Prezydent, który zapowiadał radykalne "odchudzenie administracji" i "zamroził" liczbę federalnych etatów, obecnie zniósł wprowadzony przez siebie zakaz zatrudniania.
Nie wszyscy są zadowoleni z tej ostatniej transformacji poglądów Trumpa. Konserwatywna publicystka Ann Coulter w prawicowym portalu Breitbart News nazwała atak na syryjską bazę lotnictwa "niemoralną awanturą, która jest pogwałceniem każdej obietnicy wyborczej i może pogrzebać prezydenturę Trumpa".
Przyczyny tych licznych ostatnio wolt prezydenta są proste – wskazuje Paul Waldman w piątek w "The Washington Post". "Oto jak to działa: Kandydat Trump składa różnego rodzaju obietnice radykalnej zmiany, rozwalenia całego systemu, wkroczenia do Waszyngtonu i jego przebudowy od góry do dołu. Większość z tych rzeczy, które obiecuje, nie mają sensu, są spowodowane niewiedzą, jednak żaden z jego doradców nie trudzi się, aby mu o tym powiedzieć. Zresztą, jaki to wtedy miałoby sens" - analizuje Waldman.
"Teraz jednak - wyjaśnia ekspert - sytuacja jest odmienna, bo Trump już nie składa zobowiązań, ale rządzi krajem. Dlatego, jak pojawi się któreś z tych zagadnień, jest spora szansa, że ktoś powie +Panie Prezydencie, wydaje mi się, że to wyjątkowo zły pomysł+, a Trump, który zbytnio nie dba o istotę tego wszystkiego, w rezultacie zmienia stanowisko" - zauważa Waldman.
Takiej koncepcji "stażu w miejscu pracy" jako głównej przyczyny ostatnich zwrotów Trumpa, w niektórych przypadkach o 180 stopni, dziennikarze konserwatywnego "The Wall Street Journal" przeciwstawiają bardziej wyrafinowane, chociaż tylko z pozoru odmienne, wyjaśnienie przemiany Trumpa w bardziej "konwencjonalnego" polityka.
"Zbliżenie się Trumpa do bardziej pragmatycznego skrzydła jego administracji, wpływ byłych szefów prywatnego biznesu, którzy są obecnie członkami jego gabinetu, i w końcu kojący wpływ jego córki Ivanki i zięcia Jareda Kushnera, piastujących teraz oficjalne stanowiska w Białym Domu, spowodował, że stanowisko Trumpa w dziedzinie polityki zagranicznej i gospodarczej jest bliższe tradycyjnym poglądom waszyngtońskiego establishmentu politycznego" - czytamy w "WSJ".

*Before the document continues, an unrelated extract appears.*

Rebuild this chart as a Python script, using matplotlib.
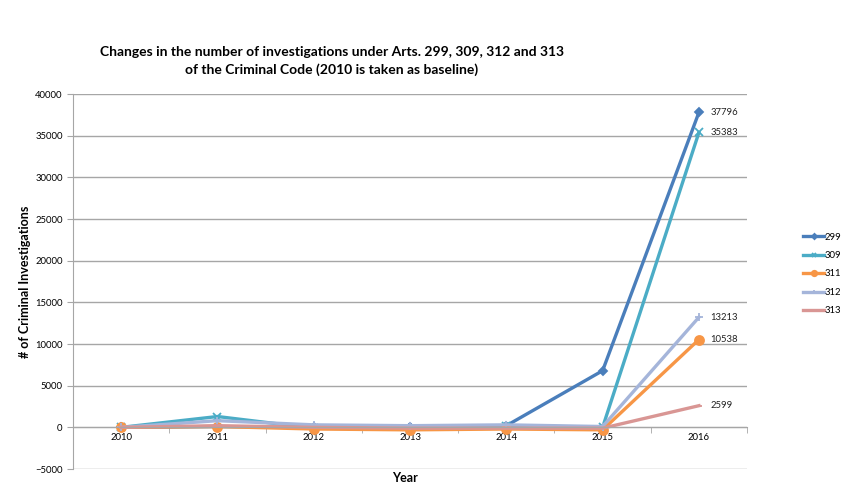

Zdaniem większości komentatorów właśnie wzrost wpływów pragmatycznego, związanego z biznesem skrzydła Białego Domu spowodował, że Steve Bannon - doradca strategiczny prezydenta, główny populistyczny ideolog administracji i dla amerykańskiej lewicy ucieleśnienie wszelkiego zła - popadł ostatnio w niełaskę.
Według konserwatywnego komentatora "The Washington Post" Charlesa Krauthammera niezależnie od tego, jakie były przyczyny zmiany stanowiska przez Trumpa, była to "dobra zmiana". Publicysta dowodzi, że decyzja o ataku na syryjską bazę lotniczą była amerykańskim "przesłaniem dla całego świata". "Abdykacja Ameryki się skończyła!", "Koniec chodzenia we śnie. Ameryka powróciła" - pisze Krauthammer. "Obama potrzebował 10 miesięcy, aby zdecydować, co zrobić w Afganistanie. Trump potrzebował 63 godzin, aby ukarać Asada za jego obłudne użycie broni chemicznej" - wskazuje publicysta. Przy czym zastrzega, że nie oznacza to, iż ta "dobra zmiana" jest na dobre. "Prezydent, który uważa nieprzewidywalność za cnotę, równie dobrze może znów zmienić kurs" - ostrzega na koniec Krauthammer.